Yesterday, I had a truly moving experience. I watched a movie. Not just any movie, but an experimental film created by a friend. A movie with a message (unlike much of the shlock that comes out of Hollywood). The message is universal, and I think everyone who watched the movie could see it.
It was particularly important because the movie was about my friend. A journey beyond his regular life, to find if there was more to himself than what he had here in Calgary.
I’ve known Masanori Benno almost since the day I started at Critical Mass some seven and a half years ago. Benno, as most people call him, was the creative lead on my first project. He’s one of the most senior people at Critical Mass, having tenure of over a decade. And those long years take their toll.
The movie, titled I Was Benno, opens with Benno tell you about himself, his job, his home, the people he knows, the city he lives in. How all of these things, and the things he’s done, define himself. As he put it, his glass is full of experiences. He quotes a Japanese proverb:
A frog in a well cannot comprehend the ocean.
Benno saw much, but could not comprehend the ocean. So he did something that only a brave few would consider: empty his glass of experience, and thrust himself into the unknown. On the other side of the world, in a place he didn’t know, a language he couldn’t speak. And refill his glass with new and different experiences.
The movie switched to a busy street in Karachi, Pakistan. Benno, wearing traditional garb, selling newspapers out of hand to passing motorists. Surreal, almost a version of the squeegee kids we’re more familiar with here in North America. The character of Benno in the movie says nothing the entire time. He moves through the actions. He smiles. He strides in a nervous confidence as he goes about earning enough money so that he can eat. The narrator Benno tells us what’s going on in the character’s head.

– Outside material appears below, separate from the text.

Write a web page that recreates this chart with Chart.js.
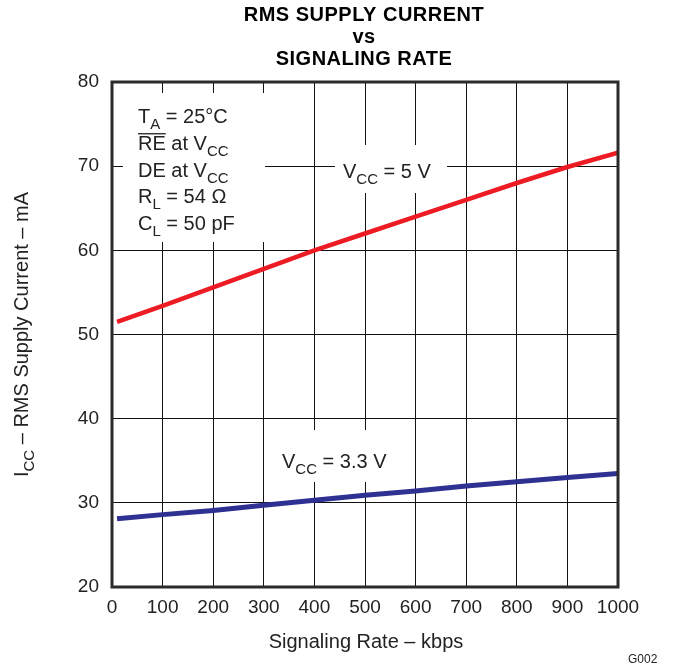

This is a Benno we barely recognise. The narrator confirms this.
Benno is now driving a motorised rickshaw. He doesn’t know the city at all. He takes directions in the form of pointing from passengers. He is but a passenger himself, as he translates the pointing into direction for the rickshaw. He doesn’t understand the language, but he is able to communicate.
In Lahore, he becomes a tea maker. He works hard to understand the mixture, to delivery tea quickly to the patrons. One person actually speaks Japanese and tries to engage Benno in conversation, but he is too busy with the others, and cannot spare the time. At the end, the owner of the shop makes tea for Benno. It is the best he’s ever tasted.
In Islamabad, he sells vegetables in the marketplace. He cannot understand what is being said to him, but he understands the needs.
Finally, we find Benno on the shores of the Indian Ocean, carrying a bundle of balloons. The sun is setting after another day being a stranger in a strange land. The Benno we see is not the Benno I know. He has changed. He is wiser. He has grown.
He was Benno. Perhaps now, I will have to call him Masanori. Or perhaps even Benno-san.
I have a great deal of respect for Benno. I travelled around the world, but I did not engage in the activities that would fill my glass with experience. I did not engage. I did not involve. I observed. I have always observed. Passive, even removed. To dive into a culture, an uncomfortable place, to learn more about oneself is to live without the fear of failure. It’s to know that survival is always possible. It’s strength and power.
I would not say that my glass is in anyway empty, however. While I might not approach experiences in the same way as Benno, I still feel that I’ve had opportunity to define my experiences through opportunity. Yet, I do envy Benno to an extent. Because he’s been somewhere I haven’t been:
Back at the beginning, to see a clearer future.